A secularist group has failed to persuade a regulator to punish a Christian doctor after the General Medical Council (GMC) decided its complaint was merely “hearsay”.
The National Secular Society (NSS) complained to the GMC – the group that regulates all doctors – over an anonymous claim about how Dr Richard Scott expressed his faith.
But the GMC has decided there is no case to answer, prompting Dr Scott to call the NSS attempt “vexatious”. He was supported by the Christian Legal Centre.
‘Anonymous hearsay’
The NSS wrote to the GMC to highlight a case of a patient who was apparently made “uncomfortable by Dr Scott’s use of prayer”.
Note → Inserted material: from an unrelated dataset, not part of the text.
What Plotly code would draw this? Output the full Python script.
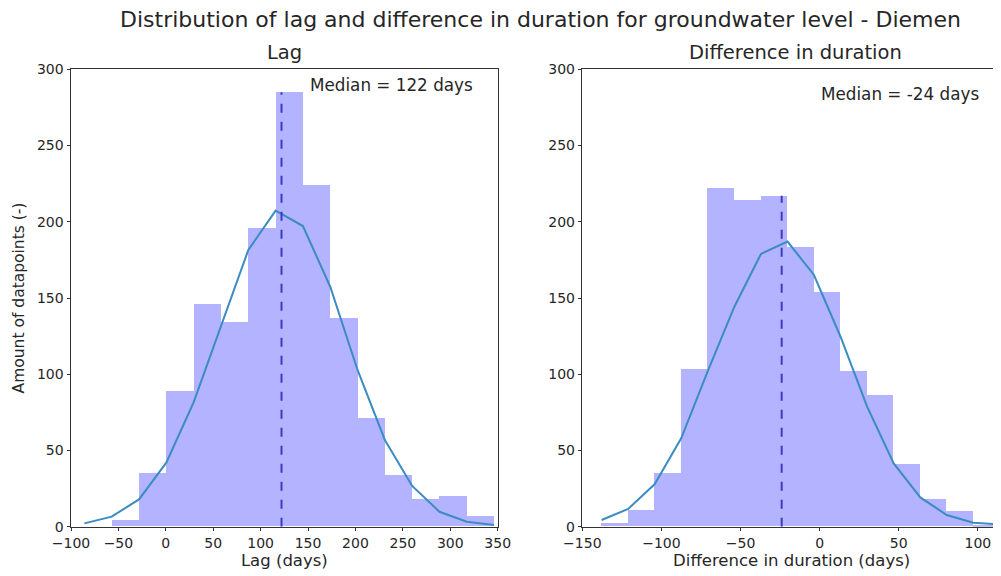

An “acquaintance” claimed the patient was “highly vulnerable”.
But Dr Scott says the GMC has now said: “There is no first-hand account of complaint from any patient” and there is “no convincing evidence that Dr Scott imposes his personal religious beliefs upon potentially vulnerable patients”.
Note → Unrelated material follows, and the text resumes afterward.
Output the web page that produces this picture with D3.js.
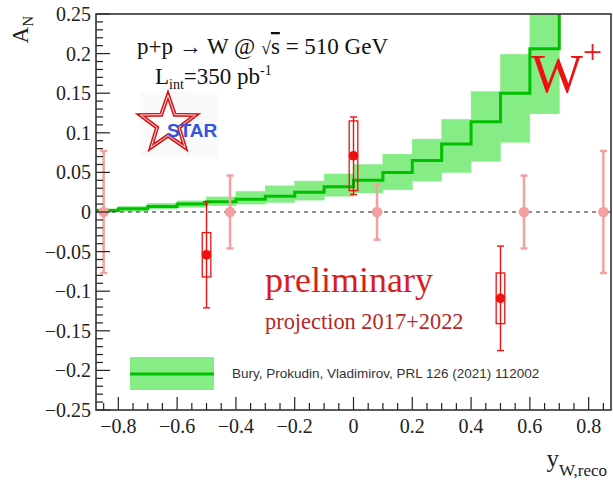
<!DOCTYPE html>
<html><head><meta charset="utf-8">
<script src="https://cdn.jsdelivr.net/npm/d3@7"></script>
<style>
html,body{margin:0;padding:0;background:#fff;}
svg{display:block;}
</style></head>
<body>
<svg id="c" width="613" height="481"></svg>
<script>
// ---- data ----
const binLow   = [-0.9,-0.8,-0.7,-0.6,-0.5,-0.4,-0.3,-0.2,-0.1,0.0,0.1,0.2,0.3,0.4,0.5,0.6,0.7];
const binWidth = 0.1;
const theoryCentral = [0.002,0.004,0.007,0.010,0.013,0.016,0.020,0.025,0.032,0.040,0.050,0.065,0.086,0.114,0.150,0.206,0.290];
const theoryLow     = [0.000,0.001,0.004,0.006,0.008,0.010,0.012,0.015,0.020,0.024,0.028,0.039,0.050,0.064,0.088,0.124,0.260];
const theoryHigh    = [0.004,0.007,0.011,0.014,0.019,0.026,0.033,0.039,0.048,0.060,0.073,0.092,0.117,0.152,0.199,0.280,0.340];

const projX   = [-0.85,-0.42,0.08,0.58,0.85];
const projY   = [0,0,0,0,0];
const projErr = [0.077,0.046,0.035,0.046,0.077];

const prelimX    = [-0.5,0.0,0.5];
const prelimY    = [-0.054,0.071,-0.109];
const prelimStat = [0.067,0.049,0.066];
const prelimSys  = [0.028,0.044,0.032];

const xTicks = [-0.8,-0.6,-0.4,-0.2,0,0.2,0.4,0.6,0.8];
const yTicks = [-0.25,-0.2,-0.15,-0.1,-0.05,0,0.05,0.1,0.15,0.2,0.25];
const xTickLabels = ["\u22120.8","\u22120.6","\u22120.4","\u22120.2","0","0.2","0.4","0.6","0.8"];
const yTickLabels = ["\u22120.25","\u22120.2","\u22120.15","\u22120.1","\u22120.05","0","0.05","0.1","0.15","0.2","0.25"];
const legendText = "Bury, Prokudin, Vladimirov, PRL 126 (2021) 112002";

// ---- layout ----
const L = 96, R = 611, T = 14, B = 410;
const svg = d3.select("#c");
const x = d3.scaleLinear().domain([-0.876,0.876]).range([L,R]);
const y = d3.scaleLinear().domain([-0.25,0.25]).range([B,T]);

const bandFill = "#86ec86", lineCol = "#00c000";
const pink = "#f5a0a0", red = "#ee1111";

svg.append("defs").append("clipPath").attr("id","clip")
  .append("rect").attr("x",L).attr("y",T).attr("width",R-L).attr("height",B-T);

const plot = svg.append("g").attr("clip-path","url(#clip)");

// theory band
plot.selectAll("rect.band").data(binLow).join("rect").attr("class","band")
  .attr("x",(d)=>x(d)).attr("width",(d)=>x(d+binWidth)-x(d))
  .attr("y",(d,i)=>y(theoryHigh[i])).attr("height",(d,i)=>y(theoryLow[i])-y(theoryHigh[i]))
  .attr("fill",bandFill).attr("stroke",bandFill).attr("stroke-width",0.5);

const linePts = binLow.map((d,i)=>[d,theoryCentral[i]]);
linePts.push([binLow[binLow.length-1]+binWidth, theoryCentral[theoryCentral.length-1]]);
plot.append("path").datum(linePts)
  .attr("d",d3.line().x(d=>x(d[0])).y(d=>y(d[1])).curve(d3.curveStepAfter))
  .attr("fill","none").attr("stroke",lineCol).attr("stroke-width",3);

// zero line
plot.append("line").attr("x1",L).attr("x2",R).attr("y1",y(0)).attr("y2",y(0))
  .attr("stroke","#222").attr("stroke-width",1.2).attr("stroke-dasharray","4,4");

// projection points
const pg = plot.append("g");
projX.forEach((xv,i)=>{
  const cx = x(xv);
  pg.append("line").attr("x1",cx).attr("x2",cx).attr("y1",y(projY[i]+projErr[i])).attr("y2",y(projY[i]-projErr[i]))
    .attr("stroke",pink).attr("stroke-width",2.5);
  [projY[i]+projErr[i], projY[i]-projErr[i]].forEach(v=>{
    pg.append("line").attr("x1",cx-3.5).attr("x2",cx+3.5).attr("y1",y(v)).attr("y2",y(v))
      .attr("stroke",pink).attr("stroke-width",2.5);
  });
  pg.append("circle").attr("cx",cx).attr("cy",y(projY[i])).attr("r",5.3).attr("fill",pink);
});

// preliminary points
const rg = plot.append("g");
prelimX.forEach((xv,i)=>{
  const cx = x(xv);
  rg.append("rect").attr("x",cx-4.3).attr("width",8.6)
    .attr("y",y(prelimY[i]+prelimSys[i])).attr("height",y(prelimY[i]-prelimSys[i])-y(prelimY[i]+prelimSys[i]))
    .attr("fill","none").attr("stroke",red).attr("stroke-width",1.3);
  rg.append("line").attr("x1",cx).attr("x2",cx).attr("y1",y(prelimY[i]+prelimStat[i])).attr("y2",y(prelimY[i]-prelimStat[i]))
    .attr("stroke",red).attr("stroke-width",1.4);
  [prelimY[i]+prelimStat[i], prelimY[i]-prelimStat[i]].forEach(v=>{
    rg.append("line").attr("x1",cx-3.5).attr("x2",cx+3.5).attr("y1",y(v)).attr("y2",y(v))
      .attr("stroke",red).attr("stroke-width",1.4);
  });
  rg.append("circle").attr("cx",cx).attr("cy",y(prelimY[i])).attr("r",4.8).attr("fill",red);
});

// axes ticks (inward)
const axY = svg.append("g");
d3.range(-250,251,10).forEach(k=>{
  const v = k/1000, major = (k % 50 === 0);
  axY.append("line").attr("x1",L).attr("x2",L+(major?14:7)).attr("y1",y(v)).attr("y2",y(v))
    .attr("stroke","#222").attr("stroke-width",1.2);
});
yTicks.forEach((v,i)=>{
  axY.append("text").attr("x",L-5).attr("y",y(v)+7).attr("text-anchor","end")
    .attr("font-family","Liberation Serif, serif").attr("font-size",20).attr("fill","#222").text(yTickLabels[i]);
});
const axX = svg.append("g");
d3.range(-85,86,5).forEach(k=>{
  const v = k/100, major = (k % 20 === 0);
  axX.append("line").attr("x1",x(v)).attr("x2",x(v)).attr("y1",B).attr("y2",B-(major?13:7))
    .attr("stroke","#222").attr("stroke-width",1.2);
});
xTicks.forEach((v,i)=>{
  axX.append("text").attr("x",x(v)).attr("y",433).attr("text-anchor","middle")
    .attr("font-family","Liberation Serif, serif").attr("font-size",20).attr("fill","#222").text(xTickLabels[i]);
});

// frame
svg.append("rect").attr("x",L).attr("y",T).attr("width",R-L).attr("height",B-T)
  .attr("fill","none").attr("stroke","#333").attr("stroke-width",1.6);

// axis titles
const at = svg.append("text").attr("transform","translate(28,16) rotate(-90)").attr("text-anchor","end")
  .attr("font-family","Liberation Serif, serif").attr("font-size",23).attr("fill","#222");
at.append("tspan").text("A");
at.append("tspan").attr("font-size",15).attr("dy",5).text("N");

const xt = svg.append("text").attr("x",607).attr("y",467).attr("text-anchor","end")
  .attr("font-family","Liberation Serif, serif").attr("font-size",25).attr("fill","#222");
xt.append("tspan").text("y");
xt.append("tspan").attr("font-size",17).attr("dy",9).text("W,reco");

// header texts
const serif = "Liberation Serif, serif";
const t1 = svg.append("text").attr("x",137).attr("y",54).attr("font-family",serif).attr("font-size",23).attr("fill","#111");
t1.append("tspan").text("p+p \u2192 W @ ");
t1.append("tspan").attr("font-size",18).text("\u221A");
t1.append("tspan").attr("text-decoration","overline").text("s");
t1.append("tspan").text(" = 510 GeV");

const t2 = svg.append("text").attr("x",155).attr("y",84).attr("font-family",serif).attr("font-size",23).attr("fill","#111");
t2.append("tspan").text("L");
t2.append("tspan").attr("font-size",14).attr("dy",5).text("int");
t2.append("tspan").attr("dy",-5).text("=350 pb");
t2.append("tspan").attr("font-size",14).attr("dy",-9).text("-1");

// W+
const wt = svg.append("text").attr("x",531).attr("y",92).attr("font-family",serif).attr("font-size",55).attr("fill","#ee1111");
wt.append("tspan").text("W");
wt.append("tspan").attr("font-size",34).attr("dy",-29).text("+");

// STAR logo
const lg = svg.append("g");
lg.append("rect").attr("x",140).attr("y",92).attr("width",78).attr("height",65).attr("fill","#fafafa");
const cx0 = 168, cy0 = 124, ro = 29, ri = 11.5;
const starPts = d3.range(10).map(k=>{
  const a = -Math.PI/2 + k*Math.PI/5, r = (k%2===0)?ro:ri;
  return [cx0 + r*Math.cos(a), cy0 + r*Math.sin(a)];
});
lg.append("polygon").attr("points",starPts.map(p=>p.join(",")).join(" "))
  .attr("fill","#fff").attr("stroke","#d81818").attr("stroke-width",4).attr("stroke-linejoin","miter");
lg.append("polygon").attr("points",starPts.map(p=>p.join(",")).join(" "))
  .attr("fill","none").attr("stroke","#fbe0e0").attr("stroke-width",1);
lg.append("text").attr("x",167).attr("y",137).attr("font-family","Liberation Sans, Arial, sans-serif")
  .attr("font-weight","bold").attr("font-size",19).attr("fill","#3355dd").text("STAR");

// preliminary
svg.append("text").attr("x",265).attr("y",292).attr("font-family",serif).attr("font-size",36)
  .attr("fill","#d81e1e").text("preliminary");
svg.append("text").attr("x",265).attr("y",329).attr("font-family",serif).attr("font-size",22.4)
  .attr("fill","#b52828").text("projection 2017+2022");

// legend
svg.append("rect").attr("x",130).attr("y",357).attr("width",84).attr("height",33).attr("fill",bandFill);
svg.append("line").attr("x1",130).attr("x2",214).attr("y1",374).attr("y2",374).attr("stroke",lineCol).attr("stroke-width",3);
svg.append("text").attr("x",232).attr("y",378).attr("font-family","Liberation Sans, Arial, sans-serif")
  .attr("font-size",13.5).attr("fill","#333").text(legendText);
</script>
</body></html>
It added that the NSS’s report was an “anonymous hearsay account”.
‘Spurious’
The GMC also noted that Dr Scott’s medical practice, in Kent, “states that the majority of the Partners are Christians and that this faith guides the way in which they view their work”.
Responding to the decision, Dr Scott said: “This complaint should never have got to this stage”.
“The toll placed on my family and me, as a result of one spurious complaint, was totally unnecessary.
“Yet it is my hope that this outcome will mean other Christian practitioners will not have to go through similar experiences.”